Teaching Excellence
2026 Annual Report
Teaching the next generation of tax professionals and preparing them for a wide range of careers in tax is core to the Tax Centre’s mission. For professionally oriented students, we offer a range of required and elective courses across our undergraduate and Master of Accounting (MAcc) programs, as well as our top-ranked Master of Taxation (MTax) program. For academically oriented students, we offer a PhD in Taxation. To further support tax pedagogy and skill development, we also lead initiatives such as our educator conferences, tax practitioner workshops and the Young Tax Professionals program.
MAcc

In the Master of Accounting Tax Practice course, led by Dan Rogozynski, Professor and Co-Director of Professional Masters Programs, students tackled complex, real-world tax cases drawn from professional practice. Through a problem-based learning approach, they sharpened their tax research, writing and presentation skills, working through situations where clear answers were not always apparent, fostering critical thinking and deeper learning. A key outcome was students’ ability to confidently interpret and apply the Income Tax Act, a skill many noted they had not developed in other courses, while using both primary and secondary sources to support their analysis.
With the integration of AI, students enhanced the speed and depth of their research while demonstrating strong professional judgement by validating outputs against authoritative tax resources. The result was highly engaged students who were able to navigate ambiguity, think critically and deliver clear, well-supported recommendations, exactly what today’s tax profession demands.
MTax

The use of artificial intelligence (AI) is becoming increasingly integrated into tax practice, but critical thinking and judgment remain distinctly human skills.
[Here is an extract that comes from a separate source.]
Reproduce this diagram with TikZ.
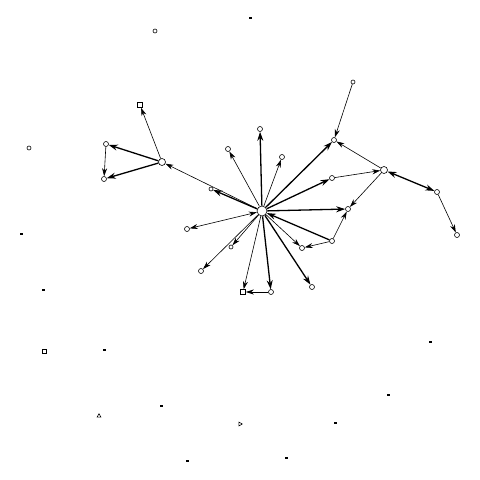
\documentclass[tikz,border=0pt]{standalone}
\usetikzlibrary{arrows.meta,shapes.geometric}
\begin{document}
\begin{tikzpicture}[x=1pt,y=-1pt,
  nd/.style={draw,circle,fill=white,inner sep=0pt,minimum size=5pt,line width=0.6pt},
  big/.style={nd,minimum size=10pt},
  mid/.style={nd,minimum size=7pt},
  sq/.style={draw,rectangle,fill=white,inner sep=0pt,minimum size=5pt,line width=0.6pt},
  tiny/.style={draw,circle,fill=white,inner sep=0pt,minimum size=4pt,line width=0.6pt},
  dot/.style={fill=black,rectangle,inner sep=0pt,minimum width=3pt,minimum height=2pt},
  tri/.style={draw,regular polygon,regular polygon sides=3,inner sep=0pt,minimum size=4.5pt,line width=0.6pt},
  e/.style={-{Stealth[length=8pt,width=5pt]},line width=0.6pt},
  eb/.style={-{Stealth[length=9pt,width=6pt]},line width=1.3pt},
  ed/.style={{Stealth[length=8pt,width=5pt]}-{Stealth[length=8pt,width=5pt]},line width=0.6pt},
  edb/.style={{Stealth[length=9pt,width=6pt]}-{Stealth[length=9pt,width=6pt]},line width=1.3pt}]
\useasboundingbox (0,0) rectangle (480,480);
\fill[white] (0,0) rectangle (480,480);
% connected nodes
\node[big] (H) at (262,211) {};
\node[sq] (A) at (140,105) {};
\node[mid] (B) at (162,162) {};
\node[nd] (C) at (106,144) {};
\node[nd] (D) at (104,179) {};
\node[tiny] (E) at (211,189) {};
\node[nd] (F) at (228,149) {};
\node[nd] (G) at (260,129) {};
\node[nd] (I) at (282,157) {};
\node[nd] (J) at (334,140) {};
\node[tiny] (K) at (353,82) {};
\node[mid] (L) at (384,170) {};
\node[nd] (M) at (332,178) {};
\node[nd] (N) at (437,192) {};
\node[nd] (O) at (457,235) {};
\node[nd] (P) at (348,209) {};
\node[nd] (Q) at (332,241) {};
\node[nd] (R) at (302,248) {};
\node[nd] (S) at (312,287) {};
\node[nd] (T) at (271,292) {};
\node[sq] (U) at (243,292) {};
\node[nd] (V) at (201,271) {};
\node[tiny] (W) at (231,247) {};
\node[nd] (X) at (187,229) {};
% edges
\draw[e] (H) -- (B);
\draw[eb] (H) -- (E);
\draw[e] (B) -- (A);
\draw[eb] (B) -- (C);
\draw[eb] (B) -- (D);
\draw[e] (C) -- (D);
\draw[e] (H) -- (F);
\draw[eb] (H) -- (G);
\draw[e] (H) -- (I);
\draw[eb] (H) -- (J);
\draw[e] (K) -- (J);
\draw[e] (L) -- (J);
\draw[eb] (H) -- (M);
\draw[e] (M) -- (L);
\draw[edb] (L) -- (N);
\draw[e] (N) -- (O);
\draw[eb] (H) -- (P);
\draw[e] (L) -- (P);
\draw[e] (Q) -- (P);
\draw[eb] (Q) -- (H);
\draw[e] (Q) -- (R);
\draw[e] (H) -- (R);
\draw[eb] (H) -- (S);
\draw[eb] (H) -- (T);
\draw[e] (H) -- (U);
\draw[e] (T) -- (U);
\draw[e] (H) -- (V);
\draw[e] (H) -- (W);
\draw[ed] (H) -- (X);
% isolated nodes
\node[dot] (i1) at (250,18) {};
\node[tiny] (i2) at (155,31) {};
\node[tiny] (i3) at (29,148) {};
\node[dot] (i4) at (21,234) {};
\node[dot] (i5) at (43,290) {};
\node[sq,minimum size=4pt] (i6) at (44,351) {};
\node[dot] (i7) at (104,350) {};
\node[tri] (i8) at (99,416) {};
\node[dot] (i9) at (161,406) {};
\node[tri,shape border rotate=-90] (i10) at (240,424) {};
\node[dot] (i11) at (187,461) {};
\node[dot] (i12) at (286,458) {};
\node[dot] (i13) at (335,423) {};
\node[dot] (i14) at (388,395) {};
\node[dot] (i15) at (430,342) {};
\end{tikzpicture}
\end{document}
The MTax Research Course, taught by Deb Kraft, Professor and Deputy Director of Programs and Strategy, underwent a pivotal shift this year, embedding generative AI directly into its core learning outcomes. This deliberate, forward-looking approach is focused on developing practice-ready professionals in today’s AI-enabled world.
Students worked through complex, real-world tax tension points, comparing AI-generated interpretations with primary sources to identify gaps or hallucinations, and reflect on what those discrepancies revealed about both the technology and their own understanding. The deliberate integration of AI adds an important dimension to this course: students learn to use it to extend their capacity and explore ideas more broadly, while continuously evaluating the quality and reliability of its output. The result is a cohort better prepared to navigate modern tax practice, combining technical expertise with the judgment required to use AI responsibly and effectively.
Tax Practitioner Workshop

Tax research has the greatest impact when research, practice and education continuously inform one another. The Tax Practitioner Workshop pilot brought together tax faculty and professionals to share implications of academic research for real-world practice and emerging trends in tax education. Held in Waterloo in partnership with EY, the workshop tested a new model to share academic insights with staff- and manager-level participants, with topics focusing on sustainability and tax policy, innovation, and the impact of generative AI on education and practice.
The workshop saw strong participation and highly positive feedback, with attendees noting the value of research-based insights in framing complex issues at a broader level that are not always visible in day-to-day work. The pilot confirmed strong demand for continued collaboration between academia and practice, underscoring the importance of sustained engagement among researchers, practitioners and educators in shaping how the field evolves.
Tax Educator

Tax teaching is being reshaped through national collaboration. The Tax Educator Conference, organized by David Lin, Professor at the School of Accounting and Finance, brings together educators from across Canada to share innovation and improve how tax is taught in a field that is often siloed. It focuses on translating emerging ideas into practice across institutions.
In 2025, the conference returned to the University of Waterloo campus and welcomed 40 educators in a hybrid format. Conversations focused on how generative AI is reshaping teaching and assessment, as well as the integration of sustainability and ESG into curriculum. Educators considered how these ideas could be applied in their own teaching, emphasizing practical implementation. The result is a stronger national network of educators and continued advancement of how tax is taught in Canada, reinforcing SAF’s leadership in the field.
Young Tax Professionals

Real tax issues. Real practitioners. Real outcomes. The Young Tax Professionals program, led by Professor and MTax Associate Director Julie Robson, brings tax to life by connecting classroom learning to real-world tax practice and career pathways in the field. Thirty-seven students and 19 alumni mentors were engaged through speaker sessions, MTax workshops (with RSM and KPMG), mentorship, and case competitions tackling complex issues such as Section 84.1 (an anti-avoidance rule preventing surplus from being treated as tax-free gains) and intergenerational transfers.
Students built networks, engaged with industry and applied their skills in real time. The result: 2nd place at the Tax Executives Institute international Case Competition in Montreal, proof that experiential learning delivers international-level results.